# Alerting
Alerting thresholds to use for monitoring.
After setting up a monitoring tool, it is important to configure alert rules. Alert rules send a notification when a metric surpasses a threshold. This will help you prevent operational incidents.

This page describes which metrics and thresholds to build as a starting point. For more details on how to set up alert rules in Datadog or Grafana, refer to:

 * [Datadog monitors](https://docs.datadoghq.com/monitors/)
 * [Grafana alerts](https://grafana.com/docs/grafana/latest/alerting/fundamentals/)

## Thresholds

Alert rules tend to have two threshold levels, and we are going to define them as follows:
 * **Warning:** represents a call to attention to a symptom with high chances to develop into an issue.
 * **Alert:** represents an active issue that requires immediate action.

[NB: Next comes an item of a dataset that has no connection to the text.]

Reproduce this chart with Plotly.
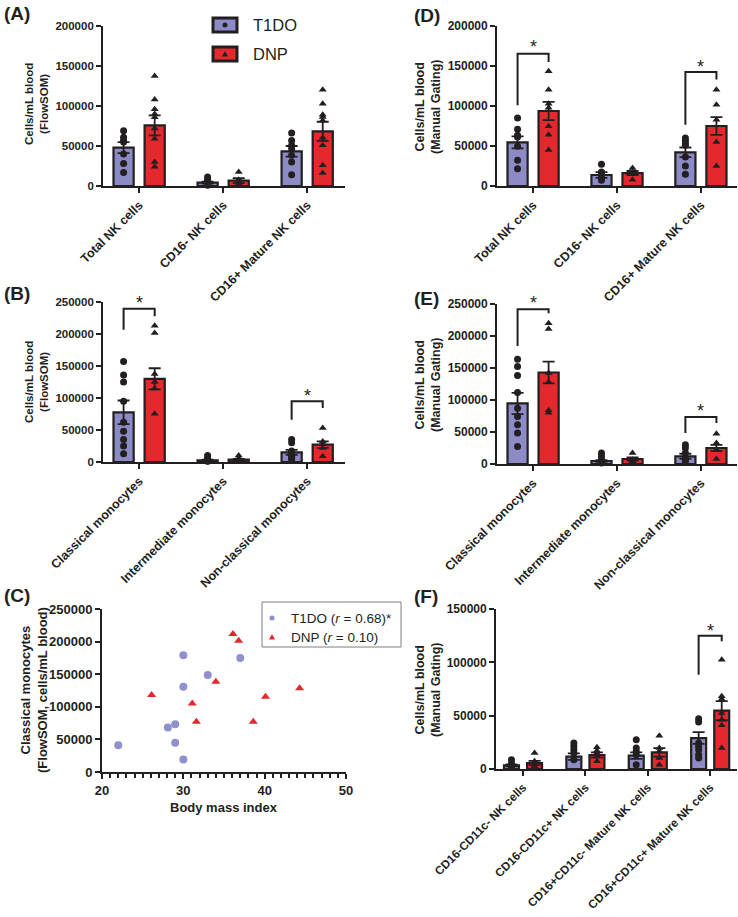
import plotly.graph_objects as go

W, H = 738, 917
PURPLE = '#8D8BC6'
RED = '#E5282E'
INK = '#231F20'
FONT = 'Arial, Liberation Sans, sans-serif'

# ---------------- DATA ----------------
# Panel A (FlowSOM NK)
A_cats = ["Total NK cells", "CD16- NK cells", "CD16+ Mature NK cells"]
A_t1do_mean = [47900, 4200, 43300]
A_t1do_sem = [6900, 1200, 6700]
A_dnp_mean = [75800, 6700, 68300]
A_dnp_sem = [12500, 3000, 12000]
A_t1do_pts = [[69000, 61000, 57000, 55000, 40000, 28000, 17000],
              [11250, 7900, 5000, 2900, 1700, 1000],
              [66250, 57000, 50800, 46700, 38300, 30000, 14200]]
A_dnp_pts = [[137500, 108000, 96000, 90000, 86000, 72000, 59000, 30000, 24000],
             [17500, 7900, 4200, 2100],
             [120400, 102900, 89200, 86250, 82000, 60400, 50800, 25800, 16250]]
A_sig = []  # (category index, left y, top y, right y, star y)

# Panel B (FlowSOM monocytes)
B_cats = ["Classical monocytes", "Intermediate monocytes", "Non-classical monocytes"]
B_t1do_mean = [77600, 2600, 15100]
B_t1do_sem = [18500, 900, 4000]
B_dnp_mean = [130000, 3600, 27100]
B_dnp_sem = [16500, 1200, 5000]
B_t1do_pts = [[157000, 136000, 125000, 95000, 62000, 48000, 35000, 25000, 13000],
              [10000, 6000, 3500, 2000, 1500, 1000],
              [35000, 30000, 17000, 12000, 9000, 6000, 4000]]
B_dnp_pts = [[213000, 201500, 137500, 125000, 115000, 75500],
             [10000, 6000, 3000, 2000, 1000],
             [53000, 32000, 28000, 22000, 9000]]
B_sig = [(0, 206800, 239600, 227600, 253000), (2, 66100, 94800, 84400, 108000)]

# Panel C (scatter, BMI vs classical monocytes)
C_t1do_bmi = [22.0, 28.1, 29.0, 29.0, 30.0, 30.0, 30.0, 33.0, 37.0]
C_t1do_mono = [41000, 68300, 73400, 44700, 19000, 130900, 179100, 148900, 175000]
C_dnp_bmi = [26.1, 31.1, 31.6, 34.0, 36.1, 36.8, 38.6, 40.1, 44.3]
C_dnp_mono = [118000, 105200, 77000, 138600, 211500, 201200, 77000, 115500, 128300]
C_legend = ["T1DO (<i>r</i> = 0.68)*", "DNP (<i>r</i> = 0.10)"]

# Panel D (Manual NK)
D_cats = ["Total NK cells", "CD16- NK cells", "CD16+ Mature NK cells"]
D_t1do_mean = [54600, 13750, 42100]
D_t1do_sem = [7500, 3500, 6000]
D_dnp_mean = [93750, 16250, 75000]
D_dnp_sem = [11500, 2500, 11000]
D_t1do_pts = [[85000, 70800, 63300, 61250, 49600, 32100, 21700],
              [27100, 17500, 14200, 10400, 7100],
              [60000, 57000, 53750, 50800, 36250, 25000, 14600]]
D_dnp_pts = [[143300, 120400, 102900, 97900, 74600, 64200, 45000],
             [22500, 17500, 7900],
             [120400, 101700, 82900, 55000, 25000]]
D_sig = [(0, 100800, 165400, 155000, 177000), (2, 76700, 142500, 133000, 153000)]

# Panel E (Manual monocytes)
E_cats = ["Classical monocytes", "Intermediate monocytes", "Non-classical monocytes"]
E_t1do_mean = [94600, 4700, 12000]
E_t1do_sem = [16600, 1500, 4000]
E_dnp_mean = [143000, 7800, 25000]
E_dnp_sem = [17000, 2500, 5000]
E_t1do_pts = [[163700, 152300, 138300, 111750, 87300, 74300, 61300, 48300, 27500],
              [17000, 12000, 6800, 3000, 1500],
              [30000, 25000, 17000, 9400, 4200]]
E_dnp_pts = [[220000, 211000, 142000, 128000, 84000, 80000],
             [17000, 6800, 4200],
             [47300, 32700, 22400, 7800]]
E_sig = [(0, 184500, 241700, 235500, 256000), (2, 48300, 73300, 64000, 87000)]

# Panel F (Manual NK CD11c)
F_cats = ["CD16-CD11c- NK cells", "CD16-CD11c+ NK cells",
          "CD16+CD11c- Mature NK cells", "CD16+CD11c+ Mature NK cells"]
F_t1do_mean = [3400, 11600, 12500, 29000]
F_t1do_sem = [1000, 3000, 3000, 5500]
F_dnp_mean = [5600, 13100, 15600, 54700]
F_dnp_sem = [2000, 2500, 4000, 9000]
F_t1do_pts = [[8750, 5600, 2500, 1500],
              [24400, 21250, 18100, 15000, 8750],
              [27500, 19700, 16600, 13400, 4000],
              [47000, 44000, 24400, 21250, 18100, 13400, 10300]]
F_dnp_pts = [[15000, 7200, 2500],
             [20300, 17200, 15000, 11900, 7200],
             [31250, 19700, 16600, 10300, 4000],
             [102500, 68100, 65600, 52500, 46250, 40900, 19700]]
F_sig = [(3, 88400, 125000, 119700, 132000)]

# ---------------- LAYOUT HELPERS ----------------
def xd(l, r):
    return [l / W, r / W]

def yd(top, bottom):
    return [1 - bottom / H, 1 - top / H]

def px(x):
    return x / W

def py(y):
    return 1 - y / H

fig = go.Figure()
annotations = []
shapes = []
OFF = 0.185
BW = 0.24

def axis_common(size):
    return dict(showline=True, linecolor=INK, linewidth=1.8, ticks='outside',
                ticklen=5, tickwidth=1.8, tickcolor=INK, showgrid=False,
                zeroline=False, automargin=False,
                tickfont=dict(family=FONT, size=size, color=INK, weight='bold'))

def bar_panel(n, cats, tm, ts, dm, ds, tp, dp, sigs, xdom, ydom, xr, yr, ytv,
              fsize, xfsize):
    xa = 'x' if n == 1 else 'x%d' % n
    ya = 'y' if n == 1 else 'y%d' % n
    idx = list(range(len(cats)))
    for means, sems, pts, sign, col, sym, ms in [
            (tm, ts, tp, -1, PURPLE, 'circle', 7),
            (dm, ds, dp, 1, RED, 'triangle-up', 7)]:
        fig.add_trace(go.Bar(
            x=[i + sign * OFF for i in idx], y=means, width=BW,
            marker=dict(color=col, line=dict(color=INK, width=2.2)),
            error_y=dict(type='data', array=sems, color=INK, thickness=1.8, width=6),
            xaxis=xa, yaxis=ya, showlegend=False, hoverinfo='skip'))
        xs, ys = [], []
        for i, p in zip(idx, pts):
            xs += [i + sign * OFF] * len(p)
            ys += p
        fig.add_trace(go.Scatter(
            x=xs, y=ys, mode='markers', cliponaxis=False,
            marker=dict(symbol=sym, size=ms, color=INK, line=dict(width=0)),
            xaxis=xa, yaxis=ya, showlegend=False, hoverinfo='skip'))
    for (ci, yl, yt, yrr, ys) in sigs:
        fig.add_trace(go.Scatter(
            x=[ci - OFF, ci - OFF, ci + OFF, ci + OFF], y=[yl, yt, yt, yrr],
            mode='lines', line=dict(color=INK, width=2), cliponaxis=False,
            xaxis=xa, yaxis=ya, showlegend=False, hoverinfo='skip'))
        annotations.append(dict(x=ci, y=ys / yr[1], xref=xa, yref=ya + ' domain',
                                text='*', showarrow=False, yanchor='middle',
                                yshift=-3,
                                font=dict(family=FONT, size=18, color=INK)))
    xkey = 'xaxis' if n == 1 else 'xaxis%d' % n
    ykey = 'yaxis' if n == 1 else 'yaxis%d' % n
    xax = axis_common(xfsize)
    xax.update(domain=xd(*xdom), range=xr, anchor=ya, tickmode='array',
               tickvals=idx, ticktext=cats, tickangle=-45)
    yax = axis_common(fsize)
    yax.update(domain=yd(*ydom), range=yr, anchor=xa, tickmode='array',
               tickvals=ytv, ticktext=[str(v) for v in ytv])
    fig.update_layout({xkey: xax, ykey: yax})

bar_panel(1, A_cats, A_t1do_mean, A_t1do_sem, A_dnp_mean, A_dnp_sem, A_t1do_pts,
          A_dnp_pts, A_sig, (103, 345), (26, 186), [-0.43, 2.45], [0, 200000],
          [0, 50000, 100000, 150000, 200000], 11.5, 12.5)
bar_panel(2, B_cats, B_t1do_mean, B_t1do_sem, B_dnp_mean, B_dnp_sem, B_t1do_pts,
          B_dnp_pts, B_sig, (103, 345), (302, 462), [-0.43, 2.45], [0, 250000],
          [0, 50000, 100000, 150000, 200000, 250000], 11.5, 12.5)
bar_panel(4, D_cats, D_t1do_mean, D_t1do_sem, D_dnp_mean, D_dnp_sem, D_t1do_pts,
          D_dnp_pts, D_sig, (497, 737), (26, 186), [-0.43, 2.43], [0, 200000],
          [0, 50000, 100000, 150000, 200000], 12, 12.5)
bar_panel(5, E_cats, E_t1do_mean, E_t1do_sem, E_dnp_mean, E_dnp_sem, E_t1do_pts,
          E_dnp_pts, E_sig, (497, 737), (304, 464), [-0.43, 2.43], [0, 250000],
          [0, 50000, 100000, 150000, 200000, 250000], 12, 12.5)
bar_panel(6, F_cats, F_t1do_mean, F_t1do_sem, F_dnp_mean, F_dnp_sem, F_t1do_pts,
          F_dnp_pts, F_sig, (496, 737), (609, 769), [-0.433, 3.43], [0, 150000],
          [0, 50000, 100000, 150000], 12, 11.8)

# Panel C scatter
fig.add_trace(go.Scatter(x=C_t1do_bmi, y=C_t1do_mono, mode='markers', cliponaxis=False,
                         marker=dict(symbol='circle', size=8, color='#9190CE'),
                         xaxis='x3', yaxis='y3', showlegend=False, hoverinfo='skip'))
fig.add_trace(go.Scatter(x=C_dnp_bmi, y=C_dnp_mono, mode='markers', cliponaxis=False,
                         marker=dict(symbol='triangle-up', size=8, color=RED),
                         xaxis='x3', yaxis='y3', showlegend=False, hoverinfo='skip'))
xc = axis_common(13)
xc.update(domain=xd(102, 346), range=[20, 50], anchor='y3', tickvals=[20, 30, 40, 50],
          minor=dict(dtick=1, ticks='outside', ticklen=4, tickwidth=1.5, tickcolor=INK))
yc = axis_common(13)
yc.update(domain=yd(609, 772), range=[0, 250000], anchor='x3', tickmode='array',
          tickvals=[0, 50000, 100000, 150000, 200000, 250000],
          ticktext=['0', '50000', '100000', '150000', '200000', '250000'])
fig.update_layout(xaxis3=xc, yaxis3=yc)

# ---------------- TEXT / DECORATION ----------------
def ann(x, y, text, size, bold=True, xanchor='center', yanchor='middle', angle=0):
    annotations.append(dict(x=px(x), y=py(y), xref='paper', yref='paper', text=text,
                            showarrow=False, xanchor=xanchor, yanchor=yanchor,
                            textangle=angle,
                            font=dict(family=FONT, size=size, color=INK,
                                      weight='bold' if bold else 'normal')))

# panel letters
for lx, ly, t in [(2, 13, '(A)'), (2, 293, '(B)'), (2, 595, '(C)'),
                  (412, 15, '(D)'), (412, 298, '(E)'), (412, 596, '(F)')]:
    ann(lx, ly, t, 19, xanchor='left')

# y titles
ann(37, 104, 'Cells/mL blood<br>(FlowSOM)', 11.5, angle=-90)
ann(37, 382, 'Cells/mL blood<br>(FlowSOM)', 11.5, angle=-90)
ann(34, 690, 'Classical monocytes<br>(FlowSOM, cells/mL blood)', 13, angle=-90)
ann(428, 107, 'Cells/mL blood<br>(Manual Gating)', 12.5, angle=-90)
ann(428, 385, 'Cells/mL blood<br>(Manual Gating)', 12.5, angle=-90)
ann(428, 690, 'Cells/mL blood<br>(Manual Gating)', 12.5, angle=-90)
ann(224, 807, 'Body mass index', 13)

# top legend
for (yy, col, label, sym) in [(25, PURPLE, 'T1DO', 'c'), (54, RED, 'DNP', 't')]:
    shapes.append(dict(type='rect', xref='paper', yref='paper', x0=px(213), x1=px(237),
                       y0=py(yy + 7), y1=py(yy - 7), fillcolor=col,
                       line=dict(color=INK, width=3)))
    if sym == 'c':
        shapes.append(dict(type='circle', xref='paper', yref='paper', x0=px(222.5),
                           x1=px(227.5), y0=py(yy + 2.5), y1=py(yy - 2.5),
                           fillcolor=INK, line=dict(width=0)))
    else:
        shapes.append(dict(type='path', xref='paper', yref='paper',
                           path='M %f %f L %f %f L %f %f Z' % (px(222), py(yy + 2.5), px(228),
                                                               py(yy + 2.5), px(225), py(yy - 3)),
                           fillcolor=INK, line=dict(width=0)))
    ann(251, yy, label, 16.5, bold=False, xanchor='left')

# panel C legend
shapes.append(dict(type='rect', xref='paper', yref='paper', x0=px(262), x1=px(401),
                   y0=py(647), y1=py(602), fillcolor='white',
                   line=dict(color='#7F7F7F', width=1), layer='below'))
shapes.append(dict(type='circle', xref='paper', yref='paper', x0=px(269.5), x1=px(274.5),
                   y0=py(620.5), y1=py(615.5), fillcolor='#9190CE', line=dict(width=0)))
shapes.append(dict(type='path', xref='paper', yref='paper',
                   path='M %f %f L %f %f L %f %f Z' % (px(269), py(639.5), px(275), py(639.5),
                                                       px(272), py(634)),
                   fillcolor=RED, line=dict(width=0)))
ann(289, 618, C_legend[0], 13.5, bold=False, xanchor='left')
ann(289, 637, C_legend[1], 13.5, bold=False, xanchor='left')

fig.update_layout(width=W, height=H, autosize=False,
                  margin=dict(l=0, r=0, t=0, b=0, autoexpand=False),
                  paper_bgcolor='white', plot_bgcolor='rgba(0,0,0,0)',
                  barmode='overlay', annotations=annotations, shapes=shapes,
                  showlegend=False,
                  font=dict(family=FONT, color=INK))

fig.write_html('out.html', config={'displayModeBar': False},
               post_script="document.body.style.margin='0';document.body.style.overflow='hidden';")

For each threshold level, use the following table as a guide to set up your own alert rules:

Metric | Warning | Alert | Description
-- | -- | -- | --
CPU | 85% | 100% | Average CPU usage for a cluster in the last *15 minutes*.
Memory | 80% | 90% | Average memory usage for a cluster in the last *15 minutes*.
Source status | - | On Change | Source status change in the last *1 minute*.
Cluster status | - | On Change | Cluster replica status change in the last *1 minute*.
Freshness | > 5s | > 1m | Average [lag behind an input](/reference/system-catalog/mz_internal/#mz_materialization_lag) in the last *15 minutes*.

### Custom Thresholds

For the following table, replace the two variables, _X_ and _Y_, by your organization and use case:

Metric | Warning | Alert | Description
-- | -- | -- | --
Latency | Avg > X | Avg > Y | Average latency in the last *15 minutes*. Where X and Y are the expected latencies in milliseconds.
Credits | Consumption rate increase by X% | Consumption rate increase by Y% | Average credit consumption in the last *60 minutes*.